**SET TASK**:
Copy out the listing that follows, exactly, without its pictures.

╭──

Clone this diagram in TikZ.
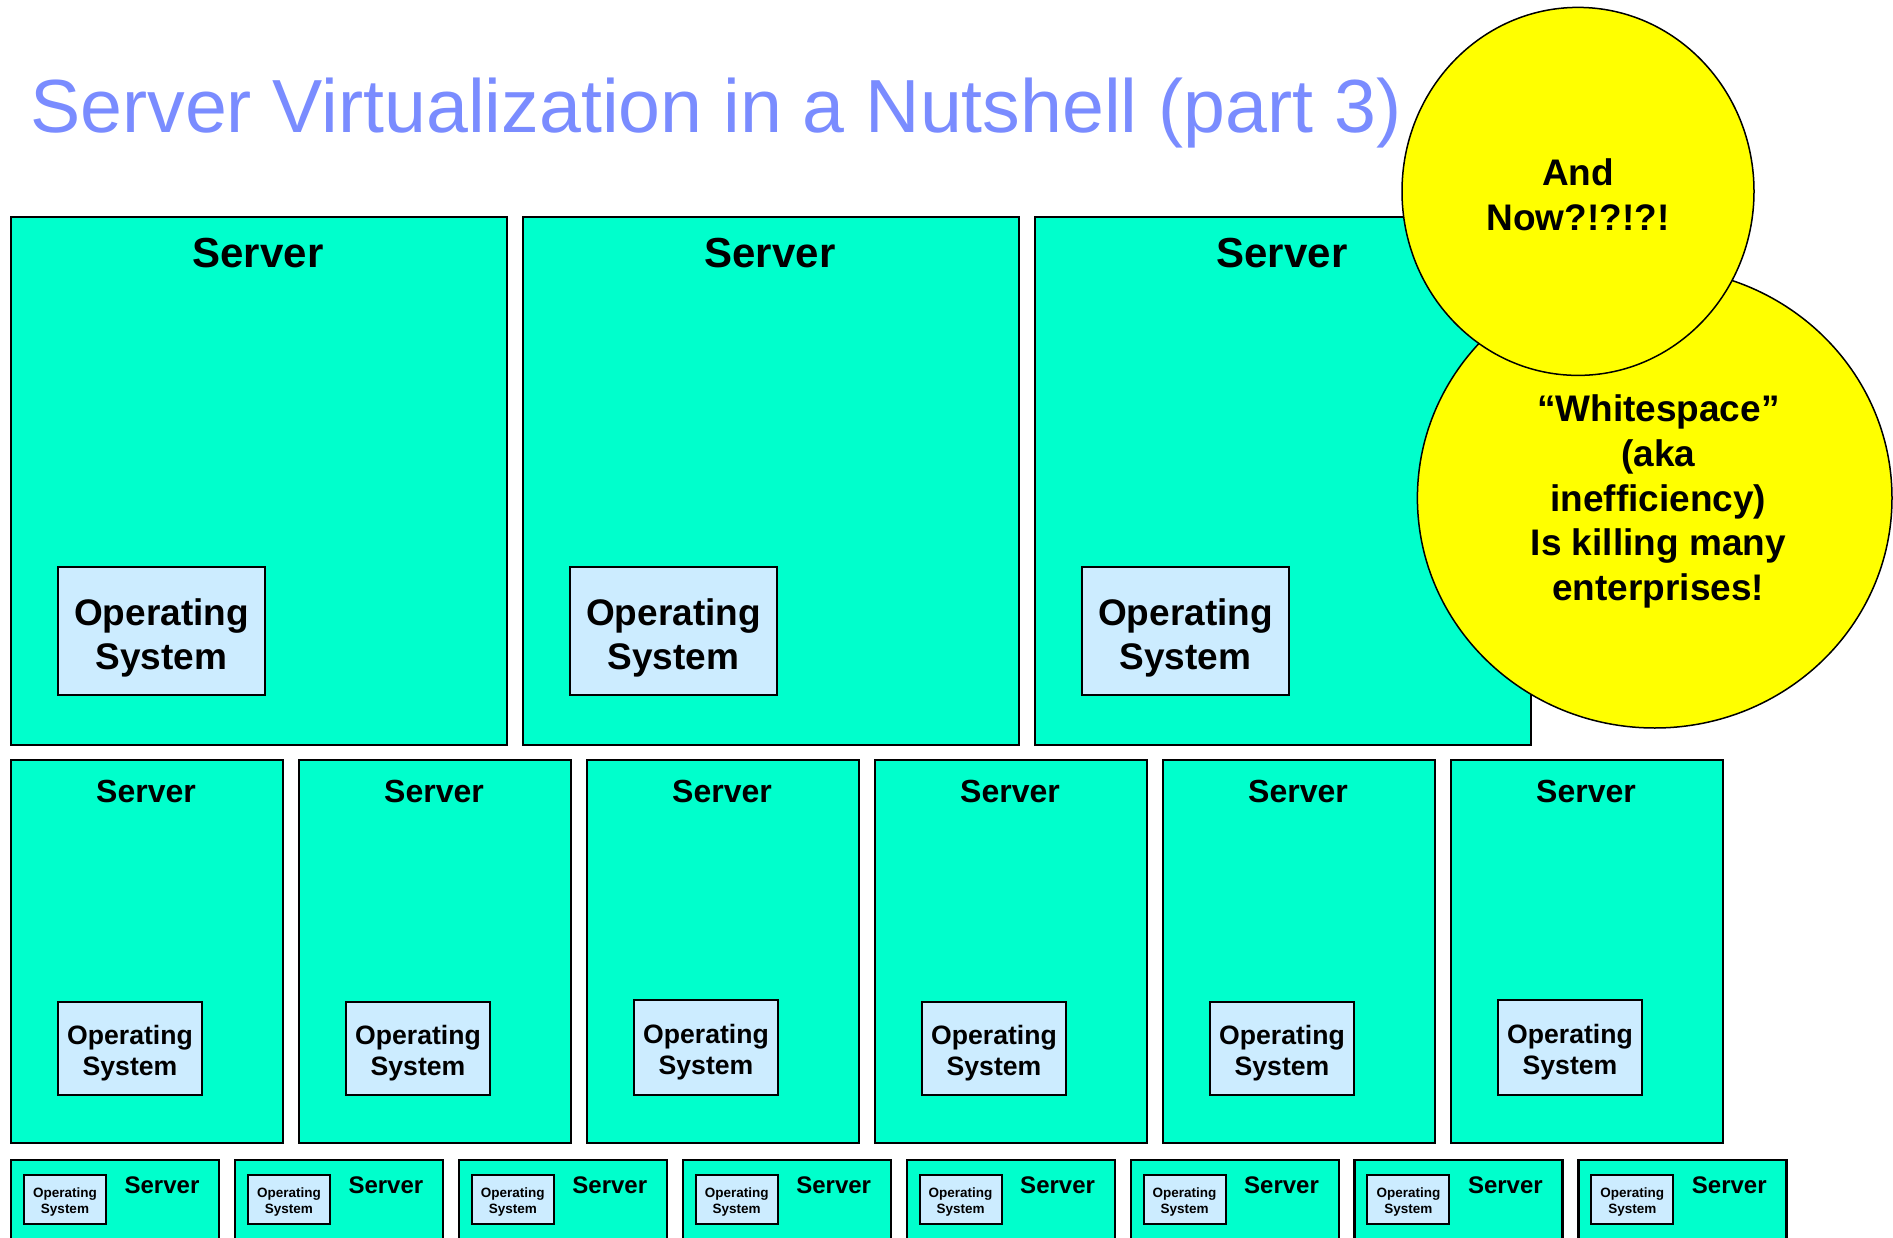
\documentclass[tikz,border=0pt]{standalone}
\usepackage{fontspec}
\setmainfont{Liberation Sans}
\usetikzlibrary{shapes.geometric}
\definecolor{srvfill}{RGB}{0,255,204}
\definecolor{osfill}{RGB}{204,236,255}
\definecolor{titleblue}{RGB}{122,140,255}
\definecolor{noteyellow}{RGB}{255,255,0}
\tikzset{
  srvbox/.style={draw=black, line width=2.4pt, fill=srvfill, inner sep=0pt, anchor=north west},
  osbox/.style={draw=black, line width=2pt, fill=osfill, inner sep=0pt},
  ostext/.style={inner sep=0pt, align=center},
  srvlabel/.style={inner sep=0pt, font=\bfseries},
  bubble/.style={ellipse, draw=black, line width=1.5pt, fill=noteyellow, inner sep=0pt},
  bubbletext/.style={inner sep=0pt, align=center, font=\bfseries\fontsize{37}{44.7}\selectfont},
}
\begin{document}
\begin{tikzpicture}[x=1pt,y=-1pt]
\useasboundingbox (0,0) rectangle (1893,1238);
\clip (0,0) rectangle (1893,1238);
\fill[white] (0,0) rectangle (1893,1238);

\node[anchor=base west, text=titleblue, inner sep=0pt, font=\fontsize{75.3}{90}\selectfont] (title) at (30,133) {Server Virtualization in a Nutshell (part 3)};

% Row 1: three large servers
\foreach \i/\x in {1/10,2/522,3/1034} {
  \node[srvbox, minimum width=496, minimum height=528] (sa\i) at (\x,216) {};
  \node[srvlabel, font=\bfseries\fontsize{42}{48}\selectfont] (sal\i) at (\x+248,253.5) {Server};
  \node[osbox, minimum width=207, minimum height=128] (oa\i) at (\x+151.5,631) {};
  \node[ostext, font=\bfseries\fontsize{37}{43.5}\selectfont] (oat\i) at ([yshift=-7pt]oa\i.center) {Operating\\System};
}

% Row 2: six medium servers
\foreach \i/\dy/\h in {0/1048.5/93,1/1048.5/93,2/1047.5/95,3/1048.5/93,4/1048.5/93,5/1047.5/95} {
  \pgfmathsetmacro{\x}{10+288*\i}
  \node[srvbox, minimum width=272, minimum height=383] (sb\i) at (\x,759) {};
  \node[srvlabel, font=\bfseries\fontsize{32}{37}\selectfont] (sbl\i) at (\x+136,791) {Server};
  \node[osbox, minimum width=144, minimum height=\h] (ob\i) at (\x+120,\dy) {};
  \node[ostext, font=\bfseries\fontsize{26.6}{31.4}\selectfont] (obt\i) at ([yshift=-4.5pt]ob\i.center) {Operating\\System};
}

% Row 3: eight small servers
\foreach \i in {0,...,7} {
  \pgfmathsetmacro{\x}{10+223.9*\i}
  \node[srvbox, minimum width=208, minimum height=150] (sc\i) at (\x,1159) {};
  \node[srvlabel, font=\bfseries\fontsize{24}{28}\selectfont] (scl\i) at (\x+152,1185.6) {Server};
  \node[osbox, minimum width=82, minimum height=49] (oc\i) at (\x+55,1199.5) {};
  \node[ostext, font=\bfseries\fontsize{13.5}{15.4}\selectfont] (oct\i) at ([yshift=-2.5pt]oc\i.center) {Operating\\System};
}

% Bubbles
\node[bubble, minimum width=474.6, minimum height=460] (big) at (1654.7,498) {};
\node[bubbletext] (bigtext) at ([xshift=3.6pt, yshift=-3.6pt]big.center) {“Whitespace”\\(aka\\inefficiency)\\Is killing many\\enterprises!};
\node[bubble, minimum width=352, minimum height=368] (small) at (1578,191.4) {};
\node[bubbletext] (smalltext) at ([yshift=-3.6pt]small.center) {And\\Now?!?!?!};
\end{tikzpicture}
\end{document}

╰──

**RESULT FOR THIS TASK**:
Clone this diagram in TikZ.
\documentclass[tikz,border=0pt]{standalone}
\usepackage{fontspec}
\setmainfont{Liberation Sans}
\usetikzlibrary{shapes.geometric}
\definecolor{srvfill}{RGB}{0,255,204}
\definecolor{osfill}{RGB}{204,236,255}
\definecolor{titleblue}{RGB}{122,140,255}
\definecolor{noteyellow}{RGB}{255,255,0}
\tikzset{
  srvbox/.style={draw=black, line width=2.4pt, fill=srvfill, inner sep=0pt, anchor=north west},
  osbox/.style={draw=black, line width=2pt, fill=osfill, inner sep=0pt},
  ostext/.style={inner sep=0pt, align=center},
  srvlabel/.style={inner sep=0pt, font=\bfseries},
  bubble/.style={ellipse, draw=black, line width=1.5pt, fill=noteyellow, inner sep=0pt},
  bubbletext/.style={inner sep=0pt, align=center, font=\bfseries\fontsize{37}{44.7}\selectfont},
}
\begin{document}
\begin{tikzpicture}[x=1pt,y=-1pt]
\useasboundingbox (0,0) rectangle (1893,1238);
\clip (0,0) rectangle (1893,1238);
\fill[white] (0,0) rectangle (1893,1238);

\node[anchor=base west, text=titleblue, inner sep=0pt, font=\fontsize{75.3}{90}\selectfont] (title) at (30,133) {Server Virtualization in a Nutshell (part 3)};

% Row 1: three large servers
\foreach \i/\x in {1/10,2/522,3/1034} {
  \node[srvbox, minimum width=496, minimum height=528] (sa\i) at (\x,216) {};
  \node[srvlabel, font=\bfseries\fontsize{42}{48}\selectfont] (sal\i) at (\x+248,253.5) {Server};
  \node[osbox, minimum width=207, minimum height=128] (oa\i) at (\x+151.5,631) {};
  \node[ostext, font=\bfseries\fontsize{37}{43.5}\selectfont] (oat\i) at ([yshift=-7pt]oa\i.center) {Operating\\System};
}

% Row 2: six medium servers
\foreach \i/\dy/\h in {0/1048.5/93,1/1048.5/93,2/1047.5/95,3/1048.5/93,4/1048.5/93,5/1047.5/95} {
  \pgfmathsetmacro{\x}{10+288*\i}
  \node[srvbox, minimum width=272, minimum height=383] (sb\i) at (\x,759) {};
  \node[srvlabel, font=\bfseries\fontsize{32}{37}\selectfont] (sbl\i) at (\x+136,791) {Server};
  \node[osbox, minimum width=144, minimum height=\h] (ob\i) at (\x+120,\dy) {};
  \node[ostext, font=\bfseries\fontsize{26.6}{31.4}\selectfont] (obt\i) at ([yshift=-4.5pt]ob\i.center) {Operating\\System};
}

% Row 3: eight small servers
\foreach \i in {0,...,7} {
  \pgfmathsetmacro{\x}{10+223.9*\i}
  \node[srvbox, minimum width=208, minimum height=150] (sc\i) at (\x,1159) {};
  \node[srvlabel, font=\bfseries\fontsize{24}{28}\selectfont] (scl\i) at (\x+152,1185.6) {Server};
  \node[osbox, minimum width=82, minimum height=49] (oc\i) at (\x+55,1199.5) {};
  \node[ostext, font=\bfseries\fontsize{13.5}{15.4}\selectfont] (oct\i) at ([yshift=-2.5pt]oc\i.center) {Operating\\System};
}

% Bubbles
\node[bubble, minimum width=474.6, minimum height=460] (big) at (1654.7,498) {};
\node[bubbletext] (bigtext) at ([xshift=3.6pt, yshift=-3.6pt]big.center) {“Whitespace”\\(aka\\inefficiency)\\Is killing many\\enterprises!};
\node[bubble, minimum width=352, minimum height=368] (small) at (1578,191.4) {};
\node[bubbletext] (smalltext) at ([yshift=-3.6pt]small.center) {And\\Now?!?!?!};
\end{tikzpicture}
\end{document}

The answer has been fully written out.